Grand Union: Stories
- Cover of first edition
- Author: Zadie Smith
- Audio read by: Doc Brown Zadie Smith
- Language: English
- Publisher: Hamish Hamilton
- Publication date: 3 October 2019
- Publication place: London
- Media type: Print (Hardcover)
- Pages: 256
- ISBN: 978-0-241-33702-8
- Dewey Decimal: 823/.914
- LC Class: PR6069.M59 A6 2019

= Grand Union (short story collection) =

2019 short story collection by Zadie Smith

Grand Union: Stories is a 2019 short story collection by Zadie Smith. It was published on 3 October 2019 by Hamish Hamilton, an imprint of Penguin Books.

==Contents==
Grand Union contains nineteen short stories. Eleven of the stories are new and unpublished and eight were originally published in The New Yorker, The Paris Review, or Granta.

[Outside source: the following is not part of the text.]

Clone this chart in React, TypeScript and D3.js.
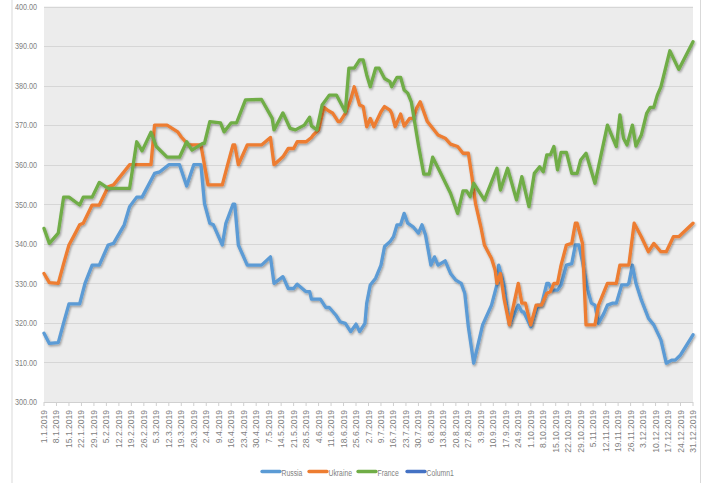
import React, { useEffect, useRef } from 'react';
import * as d3 from 'd3';

// day offset from 1.1.2019, value
const russia: [number, number][] = [
  [0, 317.4], [3, 314.8], [8, 315], [11, 320], [14, 324.8], [20, 324.8], [23, 330], [27, 334.6], [31, 334.6],
  [36, 339.7], [39, 340.1], [45, 344.8], [48, 349.4], [52, 351.8], [55, 351.8], [62, 357.8], [65, 358.2],
  [70, 360], [76, 360], [80, 354.6], [84, 360], [88, 360], [90, 350.2], [93, 345.2], [95, 344.8], [100, 339.7],
  [102, 345.2], [106, 350], [107, 350], [109, 339.7], [114, 334.6], [122, 334.6], [127, 336.7], [129, 330],
  [134, 331.7], [137, 328.7], [140, 328.7], [142, 329.8], [147, 327.9], [149, 327.9], [150, 326], [155, 326],
  [158, 323.9], [160, 323.9], [164, 321.8], [166, 320.3], [169, 319.9], [172, 317.8], [175, 319.7], [177, 317.8],
  [180, 319.9], [181, 325], [183, 329.6], [186, 331.3], [189, 334.6], [191, 339.3], [194, 340.5], [196, 341.8],
  [198, 344.8], [200, 344.8], [202, 347.7], [204, 345.2], [207, 344.3], [210, 342.7], [212, 344.8], [214, 342.2],
  [217, 334.6], [219, 336.7], [221, 334.6], [225, 335.7], [228, 332.5], [231, 330.8], [234, 330], [236, 327.5],
  [238, 319], [241, 309.8], [246, 319.5], [251, 324.5], [254, 329.6], [255, 334.6], [258, 329.6], [261, 319.5],
  [266, 324.5], [268, 322.8], [269, 322.8], [273, 319], [277, 324.5], [279, 324.5], [282, 330], [283, 330],
  [285, 328.3], [288, 328.3], [290, 329.6], [293, 334.6], [296, 335], [298, 339.7], [300, 339.7], [302, 335.5],
  [305, 328.3], [307, 325], [309, 324.5], [311, 319.9], [314, 322.4], [316, 324.5], [319, 325], [321, 325],
  [324, 329.6], [327, 329.6], [328, 330], [330, 334.6], [332, 330], [335, 325.8], [339, 321.2], [342, 319.5],
  [346, 315.7], [349, 309.8], [352, 310.6], [354, 310.6], [357, 311.9], [364, 317],
];

const ukraine: [number, number][] = [
  [0, 332.5], [3, 330.2], [8, 330], [11, 335], [14, 339.7], [17, 342.2], [20, 344.8], [22, 345.2], [27, 349.8],
  [31, 349.8], [36, 354.4], [39, 354.9], [48, 360], [60, 360], [62, 370], [69, 370], [75, 368.3], [77, 367],
  [81, 365], [88, 365], [92, 354.9], [100, 354.9], [103, 360], [106, 365], [107, 365], [109, 360], [114, 365],
  [122, 365], [127, 366.9], [129, 360], [134, 362], [137, 364.1], [140, 364.1], [142, 365.8], [147, 365.8],
  [150, 366.9], [151, 367.5], [154, 368.8], [157, 374.5], [159, 373.8], [162, 373], [165, 370.9], [166, 370.9],
  [169, 373], [172, 376.4], [174, 379.7], [177, 375.1], [179, 374.7], [181, 369.6], [183, 371.7], [185, 369.6],
  [189, 373.4], [191, 374.7], [194, 373.8], [195, 373], [197, 369.6], [200, 372.8], [202, 369.8], [205, 371.7],
  [207, 371.7], [209, 374.3], [211, 375.9], [215, 370.9], [218, 369.2], [221, 367.5], [225, 366.7], [228, 365.2],
  [232, 364.6], [235, 362.9], [238, 362.9], [240, 357], [242, 350.2], [245, 344.3], [247, 339.7], [251, 336.3],
  [253, 333.4], [254, 330], [256, 332.5], [258, 326.2], [261, 319.5], [266, 330], [268, 325], [270, 325],
  [273, 319.5], [276, 324.5], [279, 324.5], [282, 327.5], [284, 327.9], [286, 330], [288, 330], [290, 334.6],
  [293, 339.7], [296, 340.1], [298, 345.2], [299, 345.2], [302, 340.1], [304, 319.5], [309, 319.5], [311, 324.5],
  [316, 330], [321, 330], [323, 334.6], [328, 334.6], [331, 345.2], [335, 341.8], [339, 338], [342, 340.1],
  [346, 338], [349, 338], [353, 341.8], [356, 341.8], [364, 345.2],
];

const france: [number, number][] = [
  [0, 343.9], [3, 340.1], [8, 342.7], [11, 351.8], [14, 351.8], [20, 349.8], [22, 351.8], [27, 351.8],
  [31, 355.5], [36, 354], [48, 354], [52, 365.8], [55, 363.5], [60, 368.2], [63, 364.6], [69, 361.9],
  [76, 361.9], [80, 365.8], [83, 363.7], [89, 365.4], [90, 365.4], [93, 370.9], [99, 370.6], [101, 368.3],
  [105, 370.6], [108, 370.6], [113, 376.4], [122, 376.5], [128, 371.7], [129, 368.8], [134, 373.1], [138, 369.2],
  [141, 368.8], [146, 370], [149, 372], [150, 369.8], [153, 368.8], [156, 375.1], [160, 377.6], [164, 377.6],
  [166, 375.9], [169, 373.4], [171, 384.4], [174, 384.4], [177, 386.5], [179, 386.5], [181, 382.7], [183, 379.7],
  [186, 384.4], [188, 384.4], [191, 381.8], [194, 381], [195, 379.7], [198, 382.1], [200, 382.1], [202, 378.9],
  [204, 378.1], [206, 375.9], [210, 365], [213, 357.6], [216, 357.6], [218, 361.9], [223, 357.4], [228, 352.8],
  [232, 347.7], [235, 353.4], [237, 353.4], [239, 351.9], [241, 355.3], [247, 351.1], [254, 359.1], [256, 353.6],
  [260, 359.1], [265, 351.1], [268, 357], [272, 349.4], [275, 357.8], [278, 359.5], [280, 358.2], [282, 362.5],
  [284, 362.5], [286, 364.6], [288, 358.7], [290, 363.1], [293, 363.1], [296, 357.8], [299, 357.8], [301, 361.2],
  [304, 362.9], [309, 355.3], [316, 370], [321, 364.6], [323, 372.6], [325, 366.7], [327, 365], [330, 370],
  [332, 364.7], [335, 367.5], [338, 373], [340, 374.5], [342, 374.5], [344, 377.6], [346, 379.7], [351, 388.8],
  [356, 384.1], [364, 391.1],
];

const column1: [number, number][] = [];

const seriesNames = ['Russia', 'Ukraine', 'France', 'Column1'];
const seriesData = [russia, ukraine, france, column1];
const seriesColors = ['#5B9BD5', '#ED7D31', '#70AD47', '#4472C4'];

const tickDays = d3.range(0, 365, 7);
const yTicks = d3.range(300, 401, 10);

const FONT = "'Liberation Sans', Arial, sans-serif";

export default function App() {
  const ref = useRef<SVGSVGElement | null>(null);

  useEffect(() => {
    const W = 709, H = 483;
    const m = { left: 44, right: 16, top: 6.5, bottom: 81 };
    const svg = d3.select(ref.current);
    svg.selectAll('*').remove();

    const x = d3.scaleLinear().domain([0, 364]).range([m.left, W - m.right]);
    const y = d3.scaleLinear().domain([300, 400]).range([H - m.bottom, m.top]);

    const defs = svg.append('defs');
    const f = defs.append('filter').attr('id', 'shadow').attr('x', '-5%').attr('y', '-5%')
      .attr('width', '110%').attr('height', '110%');
    f.append('feDropShadow').attr('dx', 1).attr('dy', 1.5).attr('stdDeviation', 1)
      .attr('flood-color', '#000').attr('flood-opacity', 0.35);

    // chart frame edges
    svg.append('line').attr('x1', 12).attr('x2', 12).attr('y1', 0).attr('y2', H)
      .attr('stroke', '#d9d9d9');
    svg.append('line').attr('x1', 700.5).attr('x2', 700.5).attr('y1', 0).attr('y2', H)
      .attr('stroke', '#d9d9d9');

    // plot background
    svg.append('rect').attr('x', x(0)).attr('y', y(400))
      .attr('width', x(364) - x(0)).attr('height', y(300) - y(400))
      .attr('fill', '#ececec');

    // grid
    svg.append('g').selectAll('line').data(yTicks).enter().append('line')
      .attr('x1', x(0)).attr('x2', x(364))
      .attr('y1', d => Math.round(y(d)) + 0.5).attr('y2', d => Math.round(y(d)) + 0.5)
      .attr('stroke', '#d6d6d6').attr('stroke-width', 1);

    // y labels (condensed)
    svg.append('g').selectAll('text').data(yTicks).enter().append('text')
      .attr('transform', d => `translate(37,${y(d) + 3.3}) scale(0.76,1)`)
      .attr('text-anchor', 'end')
      .attr('font-family', FONT).attr('font-size', 9.5).attr('fill', '#7f7f7f')
      .text(d => d3.format('.2f')(d));

    // x axis
    svg.append('line').attr('x1', x(0)).attr('x2', x(364))
      .attr('y1', y(300) + 0.5).attr('y2', y(300) + 0.5).attr('stroke', '#d0d0d0');
    svg.append('g').selectAll('line').data(tickDays).enter().append('line')
      .attr('x1', d => x(d)).attr('x2', d => x(d))
      .attr('y1', y(300)).attr('y2', y(300) + 4).attr('stroke', '#d0d0d0');

    const fmt = d3.timeFormat('%-d.%-m.%Y');
    svg.append('g').selectAll('text').data(tickDays).enter().append('text')
      .attr('transform', d => `translate(${x(d) + 3},${y(300) + 8}) rotate(-90) scale(0.9,1)`)
      .attr('text-anchor', 'end')
      .attr('font-family', FONT).attr('font-size', 9.5).attr('fill', '#7f7f7f')
      .text(d => fmt(new Date(2019, 0, 1 + d)));

    // lines
    const line = d3.line<[number, number]>()
      .x(d => x(d[0])).y(d => y(d[1]));
    seriesData.forEach((s, i) => {
      if (!s.length) return;
      svg.append('path').datum(s)
        .attr('d', line)
        .attr('fill', 'none')
        .attr('stroke', seriesColors[i])
        .attr('stroke-width', 3.3)
        .attr('stroke-linejoin', 'round')
        .attr('stroke-linecap', 'round')
        .attr('filter', 'url(#shadow)');
    });

    // legend
    const legendX = [262, 309, 358, 407];
    const lg = svg.append('g');
    seriesNames.forEach((n, i) => {
      lg.append('line').attr('x1', legendX[i]).attr('x2', legendX[i] + 18)
        .attr('y1', 471.5).attr('y2', 471.5)
        .attr('stroke', seriesColors[i]).attr('stroke-width', 3.3).attr('stroke-linecap', 'round');
      lg.append('text')
        .attr('transform', `translate(${legendX[i] + 19.5},475.5) scale(0.72,1)`)
        .attr('font-family', FONT).attr('font-size', 9.5).attr('fill', '#7f7f7f')
        .text(n);
    });
  }, []);

  return (
    <svg ref={ref} width={709} height={483}
      style={{ position: 'absolute', left: 0, top: 0, display: 'block', background: '#fff' }} />
  );
}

| # | Title | Originally published in |
| 1 | "The Dialectic" | Previously unpublished |
| 2 | "Sentimental Education" |
| 3 | "The Lazy River" | 18 and 25 December 2017 issue of The New Yorker |
| 4 | "Words and Music" | Previously unpublished |
| 5 | "Just Right" | Spring 2013 issue of Granta |
| 6 | "Parents' Morning Epiphany" | Previously unpublished |
| 7 | "Downtown" |
| 8 | "Miss Adele Amidst the Corsets" | Spring 2014 issue of The Paris Review |
| 9 | "Mood" | Previously unpublished |
| 10 | "Escape from New York" | 8 and 15 June 2015 issue of The New Yorker |
| 11 | "Big Week" | Summer 2014 issue of The Paris Review |
| 12 | "Meet the President!" | 12 and 19 August 2013 issue of The New Yorker |
| 13 | "Two Men Arrive in a Village" | 6 and 13 June 2016 issue of The New Yorker |
| 14 | "Kelso Deconstructed" | Previously unpublished |
| 15 | "Blocked" |
| 16 | "The Canker" |
| 17 | "For the King" |
| 18 | "Now More Than Ever" | 23 July 2018 issue of The New Yorker |
| 19 | "Grand Union" | Previously unpublished |

==Reception==
Publishers Weekly called the collection "smart and bewitching" and said, "Smith exercises her range without losing her wry, slightly cynical humor. Readers of all tastes will find something memorable in this collection."

Kirkus Reviews said, "Several of Smith's stories are on their ways to becoming classics."

David L. Ulin of the Los Angeles Times wrote that "Smith is at her finest" in Grand Union and praised the collection's "balance between humor and self-laceration."

Writing for Literary Hub, author John Freeman called Smith "one of our finest short story writers" and said, "The compression and swiftness of these tales are opposite skills to the ones Smith has plied in her five, wondrously different novels. Yet to watch these tales unfold is to feel a gladness that only virtuosity—and emotional depth—can ignite."

Alice O'Keeffe, writing for The Bookseller, said, "The first ever collection of short stories from the wonderful Zadie Smith is surely a must-read for her many fans."

Writing for The New York Times Book Review, author Rebecca Makkai wrote, "While the collection might not coalesce as a unit, it contains some of Smith's most vibrant, original fiction, the kind of writing she'll surely be known for."